** START **
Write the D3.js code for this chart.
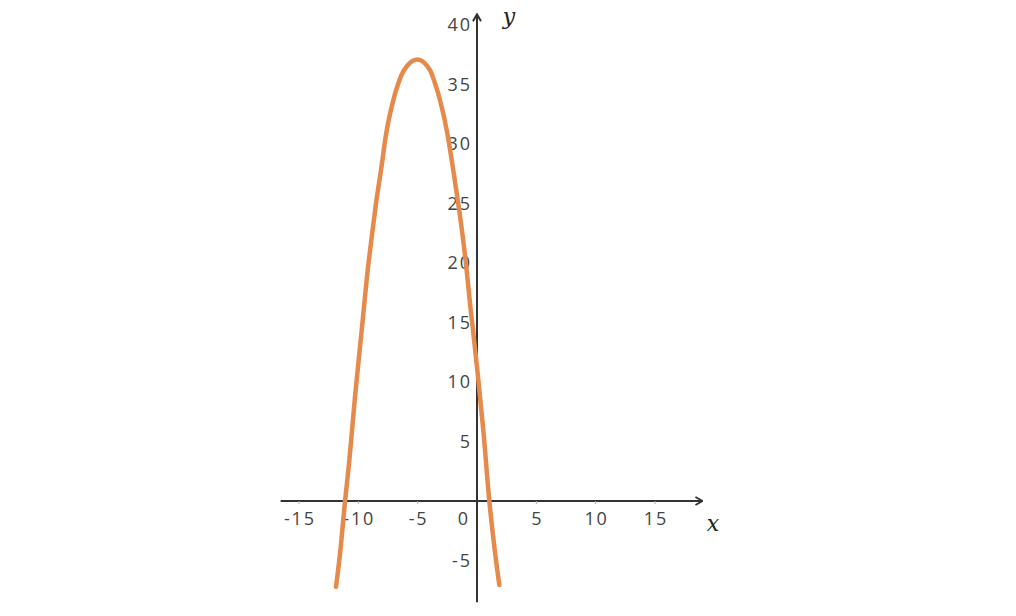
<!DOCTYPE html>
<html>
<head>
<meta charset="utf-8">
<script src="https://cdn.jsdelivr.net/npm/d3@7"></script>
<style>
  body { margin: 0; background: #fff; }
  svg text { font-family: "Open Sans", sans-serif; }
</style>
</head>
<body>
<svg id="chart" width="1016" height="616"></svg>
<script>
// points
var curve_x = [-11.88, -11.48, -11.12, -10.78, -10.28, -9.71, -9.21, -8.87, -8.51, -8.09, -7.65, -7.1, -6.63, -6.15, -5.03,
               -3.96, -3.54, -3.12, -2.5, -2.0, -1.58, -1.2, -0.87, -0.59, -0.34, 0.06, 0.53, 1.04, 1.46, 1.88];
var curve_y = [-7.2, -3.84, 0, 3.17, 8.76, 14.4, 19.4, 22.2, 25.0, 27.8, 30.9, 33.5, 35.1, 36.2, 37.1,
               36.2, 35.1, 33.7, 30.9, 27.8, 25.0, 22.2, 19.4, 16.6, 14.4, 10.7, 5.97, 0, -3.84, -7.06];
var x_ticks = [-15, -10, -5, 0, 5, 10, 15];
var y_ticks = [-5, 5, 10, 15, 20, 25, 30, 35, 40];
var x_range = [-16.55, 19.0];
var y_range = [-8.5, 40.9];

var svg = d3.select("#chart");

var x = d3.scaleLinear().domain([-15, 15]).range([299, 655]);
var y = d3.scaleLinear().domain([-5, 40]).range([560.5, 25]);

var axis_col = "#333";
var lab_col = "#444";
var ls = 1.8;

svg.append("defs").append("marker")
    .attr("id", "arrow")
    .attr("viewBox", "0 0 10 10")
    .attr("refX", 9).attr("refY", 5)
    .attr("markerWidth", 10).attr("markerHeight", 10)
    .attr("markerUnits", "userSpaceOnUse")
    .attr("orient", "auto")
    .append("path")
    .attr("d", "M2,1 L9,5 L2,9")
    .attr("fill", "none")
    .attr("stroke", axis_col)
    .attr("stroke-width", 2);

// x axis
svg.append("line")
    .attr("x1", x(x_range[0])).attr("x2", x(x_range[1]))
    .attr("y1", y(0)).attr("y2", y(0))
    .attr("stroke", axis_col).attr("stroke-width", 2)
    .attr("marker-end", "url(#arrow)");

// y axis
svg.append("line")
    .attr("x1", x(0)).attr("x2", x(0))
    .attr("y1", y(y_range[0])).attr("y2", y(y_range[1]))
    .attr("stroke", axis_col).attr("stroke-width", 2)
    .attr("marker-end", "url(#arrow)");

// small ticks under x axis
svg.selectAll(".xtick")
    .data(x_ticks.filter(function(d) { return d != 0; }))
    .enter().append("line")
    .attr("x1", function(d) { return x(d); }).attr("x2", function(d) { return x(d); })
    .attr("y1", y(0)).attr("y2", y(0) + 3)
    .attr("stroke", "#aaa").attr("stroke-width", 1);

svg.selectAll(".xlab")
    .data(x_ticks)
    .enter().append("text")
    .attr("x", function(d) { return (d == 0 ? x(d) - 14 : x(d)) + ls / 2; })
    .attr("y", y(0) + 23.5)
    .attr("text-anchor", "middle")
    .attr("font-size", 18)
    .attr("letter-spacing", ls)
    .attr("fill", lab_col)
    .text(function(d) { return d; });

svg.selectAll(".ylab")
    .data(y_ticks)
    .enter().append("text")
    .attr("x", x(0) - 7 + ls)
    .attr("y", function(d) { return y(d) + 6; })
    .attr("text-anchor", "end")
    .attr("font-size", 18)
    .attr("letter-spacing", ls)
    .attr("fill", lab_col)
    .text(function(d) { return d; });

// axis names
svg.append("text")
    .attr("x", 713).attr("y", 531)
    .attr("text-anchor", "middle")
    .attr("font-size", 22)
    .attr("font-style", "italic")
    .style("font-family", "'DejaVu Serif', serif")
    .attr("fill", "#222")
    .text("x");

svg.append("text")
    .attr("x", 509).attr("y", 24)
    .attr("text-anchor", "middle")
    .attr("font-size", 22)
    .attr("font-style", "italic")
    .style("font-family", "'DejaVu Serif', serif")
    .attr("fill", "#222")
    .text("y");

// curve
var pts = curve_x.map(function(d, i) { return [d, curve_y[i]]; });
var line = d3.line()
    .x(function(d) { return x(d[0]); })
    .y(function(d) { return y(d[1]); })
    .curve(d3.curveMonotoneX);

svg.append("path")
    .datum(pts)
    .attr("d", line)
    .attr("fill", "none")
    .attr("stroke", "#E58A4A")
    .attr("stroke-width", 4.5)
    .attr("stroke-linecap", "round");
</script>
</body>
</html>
** END **
> _THE PROBLEM_:
Repeat the listing above exactly, with no pictures.

> _RESULT OF THIS TASK_:
Write the D3.js code for this chart.
<!DOCTYPE html>
<html>
<head>
<meta charset="utf-8">
<script src="https://cdn.jsdelivr.net/npm/d3@7"></script>
<style>
  body { margin: 0; background: #fff; }
  svg text { font-family: "Open Sans", sans-serif; }
</style>
</head>
<body>
<svg id="chart" width="1016" height="616"></svg>
<script>
// points
var curve_x = [-11.88, -11.48, -11.12, -10.78, -10.28, -9.71, -9.21, -8.87, -8.51, -8.09, -7.65, -7.1, -6.63, -6.15, -5.03,
               -3.96, -3.54, -3.12, -2.5, -2.0, -1.58, -1.2, -0.87, -0.59, -0.34, 0.06, 0.53, 1.04, 1.46, 1.88];
var curve_y = [-7.2, -3.84, 0, 3.17, 8.76, 14.4, 19.4, 22.2, 25.0, 27.8, 30.9, 33.5, 35.1, 36.2, 37.1,
               36.2, 35.1, 33.7, 30.9, 27.8, 25.0, 22.2, 19.4, 16.6, 14.4, 10.7, 5.97, 0, -3.84, -7.06];
var x_ticks = [-15, -10, -5, 0, 5, 10, 15];
var y_ticks = [-5, 5, 10, 15, 20, 25, 30, 35, 40];
var x_range = [-16.55, 19.0];
var y_range = [-8.5, 40.9];

var svg = d3.select("#chart");

var x = d3.scaleLinear().domain([-15, 15]).range([299, 655]);
var y = d3.scaleLinear().domain([-5, 40]).range([560.5, 25]);

var axis_col = "#333";
var lab_col = "#444";
var ls = 1.8;

svg.append("defs").append("marker")
    .attr("id", "arrow")
    .attr("viewBox", "0 0 10 10")
    .attr("refX", 9).attr("refY", 5)
    .attr("markerWidth", 10).attr("markerHeight", 10)
    .attr("markerUnits", "userSpaceOnUse")
    .attr("orient", "auto")
    .append("path")
    .attr("d", "M2,1 L9,5 L2,9")
    .attr("fill", "none")
    .attr("stroke", axis_col)
    .attr("stroke-width", 2);

// x axis
svg.append("line")
    .attr("x1", x(x_range[0])).attr("x2", x(x_range[1]))
    .attr("y1", y(0)).attr("y2", y(0))
    .attr("stroke", axis_col).attr("stroke-width", 2)
    .attr("marker-end", "url(#arrow)");

// y axis
svg.append("line")
    .attr("x1", x(0)).attr("x2", x(0))
    .attr("y1", y(y_range[0])).attr("y2", y(y_range[1]))
    .attr("stroke", axis_col).attr("stroke-width", 2)
    .attr("marker-end", "url(#arrow)");

// small ticks under x axis
svg.selectAll(".xtick")
    .data(x_ticks.filter(function(d) { return d != 0; }))
    .enter().append("line")
    .attr("x1", function(d) { return x(d); }).attr("x2", function(d) { return x(d); })
    .attr("y1", y(0)).attr("y2", y(0) + 3)
    .attr("stroke", "#aaa").attr("stroke-width", 1);

svg.selectAll(".xlab")
    .data(x_ticks)
    .enter().append("text")
    .attr("x", function(d) { return (d == 0 ? x(d) - 14 : x(d)) + ls / 2; })
    .attr("y", y(0) + 23.5)
    .attr("text-anchor", "middle")
    .attr("font-size", 18)
    .attr("letter-spacing", ls)
    .attr("fill", lab_col)
    .text(function(d) { return d; });

svg.selectAll(".ylab")
    .data(y_ticks)
    .enter().append("text")
    .attr("x", x(0) - 7 + ls)
    .attr("y", function(d) { return y(d) + 6; })
    .attr("text-anchor", "end")
    .attr("font-size", 18)
    .attr("letter-spacing", ls)
    .attr("fill", lab_col)
    .text(function(d) { return d; });

// axis names
svg.append("text")
    .attr("x", 713).attr("y", 531)
    .attr("text-anchor", "middle")
    .attr("font-size", 22)
    .attr("font-style", "italic")
    .style("font-family", "'DejaVu Serif', serif")
    .attr("fill", "#222")
    .text("x");

svg.append("text")
    .attr("x", 509).attr("y", 24)
    .attr("text-anchor", "middle")
    .attr("font-size", 22)
    .attr("font-style", "italic")
    .style("font-family", "'DejaVu Serif', serif")
    .attr("fill", "#222")
    .text("y");

// curve
var pts = curve_x.map(function(d, i) { return [d, curve_y[i]]; });
var line = d3.line()
    .x(function(d) { return x(d[0]); })
    .y(function(d) { return y(d[1]); })
    .curve(d3.curveMonotoneX);

svg.append("path")
    .datum(pts)
    .attr("d", line)
    .attr("fill", "none")
    .attr("stroke", "#E58A4A")
    .attr("stroke-width", 4.5)
    .attr("stroke-linecap", "round");
</script>
</body>
</html>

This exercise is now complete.